Ausbreitung unter der Lupe

„Auch bei realen Notfällen ermitteln Messflugzeuge die Verteilung von Substanzen in der Atmosphäre, um vor Gebieten mit erhöhten Konzentrationswerten zu warnen. Die Daten aus dem Experiment Anfang September dienen außerdem dazu, die Qualität von Ausbreitungsrechnungen mit Computermodellen zu prüfen und um Programme zum optimalen Management des Luftverkehrs zu testen“, so Projektleiter Marcus Hirtl von der ZAMG.

Die Daten aus diesen Experimenten werden als Grundlage für europaweite Übungen im März kommenden Jahres dienen. Die durchgespielten Szenarien sind an einen Vulkanausbruch und einen Unfall in einem Kernkraftkraftwerk angelehnt. Die Experten des aus 21 Organisationen aus zwölf Ländern bestehenden, von der EU unterstützten Forschungskonsortiums werden dann die sinnvollsten Maßnahmen berechnen und die wirtschaftlichen Auswirkungen auf den Luftverkehr simulieren. Das soll dazu beitragen, dass in derartigen Notsituationen ein teilweiser Flugbetrieb sicher aufrechterhalten werden kann.

Globale Windkarte durch Aeolus

Künftig könnte noch eine weitere interessante Datenquelle zur Verfügung stehen: Der nach dem griechischen Gott des Windes benannte Satellit Aeolus, den die europäische Weltraumagentur Esa vor wenigen Wochen in den Orbit befördert hat, legt Windprofile des gesamten Globus an. Der Satellit arbeitet nach demselben Prinzip wie die Lidar-Bodenstationen – es ist aber das erste System dieser Art im All.

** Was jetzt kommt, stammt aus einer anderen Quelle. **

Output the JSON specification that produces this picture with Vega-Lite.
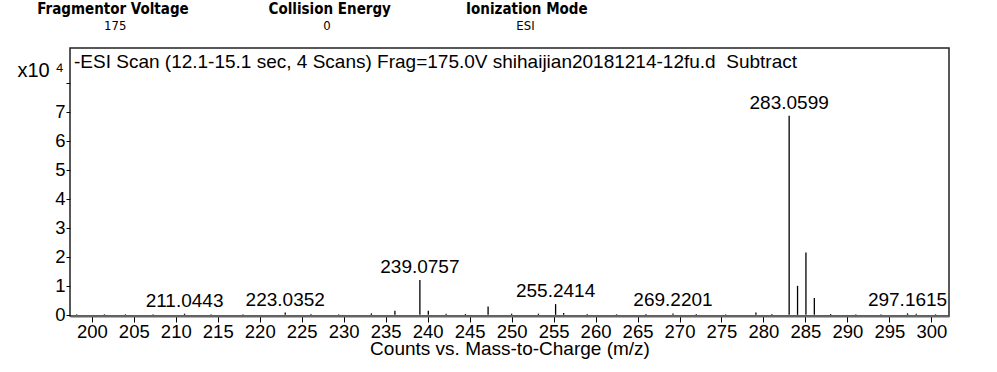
{
  "$schema": "https://vega.github.io/schema/vega-lite/v6.json",
  "padding": {"left": 16, "top": 2, "right": 49, "bottom": 5},
  "background": "white",
  "title": {
    "text": "Fragmentor Voltage\u00a0\u00a0\u00a0\u00a0\u00a0\u00a0\u00a0\u00a0\u00a0\u00a0\u00a0\u00a0\u00a0\u00a0\u00a0\u00a0\u00a0Collision Energy\u00a0\u00a0\u00a0\u00a0\u00a0\u00a0\u00a0\u00a0\u00a0\u00a0\u00a0\u00a0\u00a0\u00a0\u00a0\u00a0Ionization Mode",
    "subtitle": "\u200b\u00a0\u00a0\u00a0\u00a0\u00a0\u00a0\u00a0\u00a0\u00a0\u00a0\u00a0\u00a0\u00a0\u00a0\u00a0\u00a0\u00a0\u00a0175\u00a0\u00a0\u00a0\u00a0\u00a0\u00a0\u00a0\u00a0\u00a0\u00a0\u00a0\u00a0\u00a0\u00a0\u00a0\u00a0\u00a0\u00a0\u00a0\u00a0\u00a0\u00a0\u00a0\u00a0\u00a0\u00a0\u00a0\u00a0\u00a0\u00a0\u00a0\u00a0\u00a0\u00a0\u00a0\u00a0\u00a0\u00a0\u00a0\u00a0\u00a0\u00a0\u00a0\u00a0\u00a0\u00a0\u00a0\u00a0\u00a0\u00a0\u00a0\u00a0\u00a00\u00a0\u00a0\u00a0\u00a0\u00a0\u00a0\u00a0\u00a0\u00a0\u00a0\u00a0\u00a0\u00a0\u00a0\u00a0\u00a0\u00a0\u00a0\u00a0\u00a0\u00a0\u00a0\u00a0\u00a0\u00a0\u00a0\u00a0\u00a0\u00a0\u00a0\u00a0\u00a0\u00a0\u00a0\u00a0\u00a0\u00a0\u00a0\u00a0\u00a0\u00a0\u00a0\u00a0\u00a0\u00a0\u00a0\u00a0\u00a0\u00a0\u00a0ESI",
    "anchor": "start",
    "frame": "bounds",
    "dx": 21,
    "font": "DejaVu Sans Condensed",
    "fontSize": 15,
    "fontWeight": "bold",
    "color": "#000",
    "subtitleFont": "DejaVu Sans Condensed",
    "subtitleFontSize": 13,
    "subtitleColor": "#000",
    "subtitlePadding": 3,
    "offset": 14
  },
  "vconcat": [
    {
      "width": 879,
      "height": 268,
      "title": {
        "text": "-ESI Scan (12.1-15.1 sec, 4 Scans) Frag=175.0V shihaijian20181214-12fu.d\u00a0\u00a0Subtract",
        "anchor": "start",
        "frame": "group",
        "offset": -39,
        "baseline": "alphabetic",
        "dx": 4,
        "font": "Liberation Sans",
        "fontSize": 19,
        "fontWeight": "normal",
        "color": "#000"
      },
      "data": {
        "values": [
          {"mz": 198.2, "inten": 0.02},
          {"mz": 201.5, "inten": 0.02},
          {"mz": 204.0, "inten": 0.02},
          {"mz": 207.3, "inten": 0.02},
          {"mz": 211.0443, "inten": 0.04, "label": "211.0443"},
          {"mz": 214.2, "inten": 0.02},
          {"mz": 218.0, "inten": 0.02},
          {"mz": 223.0352, "inten": 0.08, "label": "223.0352"},
          {"mz": 226.1, "inten": 0.03},
          {"mz": 229.4, "inten": 0.02},
          {"mz": 233.3, "inten": 0.05},
          {"mz": 236.1, "inten": 0.14},
          {"mz": 239.0757, "inten": 1.2, "label": "239.0757"},
          {"mz": 240.08, "inten": 0.14},
          {"mz": 242.2, "inten": 0.04},
          {"mz": 244.5, "inten": 0.03},
          {"mz": 247.2, "inten": 0.29},
          {"mz": 250.0, "inten": 0.04},
          {"mz": 253.2, "inten": 0.04},
          {"mz": 255.2414, "inten": 0.37, "label": "255.2414"},
          {"mz": 256.2, "inten": 0.06},
          {"mz": 259.0, "inten": 0.03},
          {"mz": 262.5, "inten": 0.02},
          {"mz": 266.0, "inten": 0.03},
          {"mz": 269.2201, "inten": 0.05, "label": "269.2201"},
          {"mz": 272.0, "inten": 0.03},
          {"mz": 275.5, "inten": 0.02},
          {"mz": 279.1, "inten": 0.08},
          {"mz": 281.0, "inten": 0.03},
          {"mz": 283.0599, "inten": 6.86, "label": "283.0599"},
          {"mz": 284.06, "inten": 1.0},
          {"mz": 285.06, "inten": 2.15},
          {"mz": 286.06, "inten": 0.58},
          {"mz": 288.0, "inten": 0.03},
          {"mz": 291.0, "inten": 0.02},
          {"mz": 294.0, "inten": 0.02},
          {"mz": 297.1615, "inten": 0.05, "label": "297.1615"},
          {"mz": 298.2, "inten": 0.04},
          {"mz": 300.5, "inten": 0.02}
        ]
      },
      "encoding": {
        "x": {
          "field": "mz",
          "type": "quantitative",
          "scale": {"domain": [197.4, 302.1], "nice": false, "zero": false},
          "axis": {
            "values": [200, 205, 210, 215, 220, 225, 230, 235, 240, 245, 250, 255, 260, 265, 270, 275, 280, 285, 290, 295, 300],
            "title": "Counts vs. Mass-to-Charge (m/z)",
            "titleFont": "Liberation Sans",
            "titleFontSize": 19,
            "titleFontWeight": "normal",
            "titleColor": "#000",
            "titlePadding": -1,
            "labelFont": "Liberation Sans",
            "labelFontSize": 18.5,
            "labelColor": "#000",
            "labelPadding": 0,
            "labelFlush": false,
            "labelOverlap": false,
            "tickSize": 6,
            "tickColor": "#000",
            "tickWidth": 1,
            "domainColor": "#666",
            "domainWidth": 2,
            "grid": false
          }
        },
        "y": {
          "field": "inten",
          "type": "quantitative",
          "scale": {"domain": [-0.04, 9.2], "nice": false, "zero": false},
          "axis": {
            "values": [0, 1, 2, 3, 4, 5, 6, 7, 8],
            "labelExpr": "datum.value == 8 ? '' : datum.label",
            "labelOverlap": false,
            "title": "x10 \u2074",
            "titleAngle": 0,
            "titleAlign": "left",
            "titleBaseline": "alphabetic",
            "titleX": -53,
            "titleY": 28,
            "titleFont": "Liberation Sans",
            "titleFontSize": 20,
            "titleFontWeight": "normal",
            "titleColor": "#000",
            "labelFont": "Liberation Sans",
            "labelFontSize": 18.5,
            "labelColor": "#000",
            "labelPadding": 1,
            "tickSize": 4,
            "tickColor": "#000",
            "domain": false,
            "grid": false
          }
        }
      },
      "layer": [
        {
          "mark": {"type": "rule", "color": "#000", "strokeWidth": 1.3},
          "encoding": {
            "y2": {"datum": 0}
          }
        },
        {
          "transform": [{"filter": "isValid(datum.label)"}],
          "mark": {"type": "text", "baseline": "alphabetic", "dy": -7, "font": "Liberation Sans", "fontSize": 19, "color": "#000"},
          "encoding": {
            "text": {"field": "label"}
          }
        }
      ]
    }
  ],
  "config": {
    "view": {"stroke": "#222", "strokeWidth": 1.5}
  }
}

Das Instrument an Bord – es heißt Aladin – schickt kräftige Impulse ultravioletten Lichts in die Atmosphäre. Ein 55-Kilo-Teleskop mit eineinhalb Metern Durchmesser ist in einem speziellen Winkel ausgerichtet, um trotz der Flugbewegung das gestreute Licht wieder auffangen zu können. Aeolus, dessen erste Aufnahmen vor wenigen Tagen empfangen wurden, wird die Wetter- und Klimamodelle verfeinern – und vielleicht auch bei der Vorhersage von Gefahrenstoffen in der Atmosphäre helfen.

Wien (red/APA)

Service: Zur Projekthomepage http://www.eunadics.eu

INFObox: EUNADICS-AV wird durch Horizon 2020, das Rahmenprogramm für Forschung und Innovation der EU, gefördert. Mit diesem Programm stehen bis 2020 auf EU-Ebene ungefähr 75 Milliarden Euro für Forschung und Innovation zur Verfügung. Die Finanzierungs- und Förderformen reichen von der Grundlagenforschung bis zur innovativen Produktentwicklung und Markteinführung. FTI-Institutionen, Universitäten, Unternehmen und Kooperationen zwischen Wissenschaft und Wirtschaft sind zentrale Zielgruppen von Horizon 2020.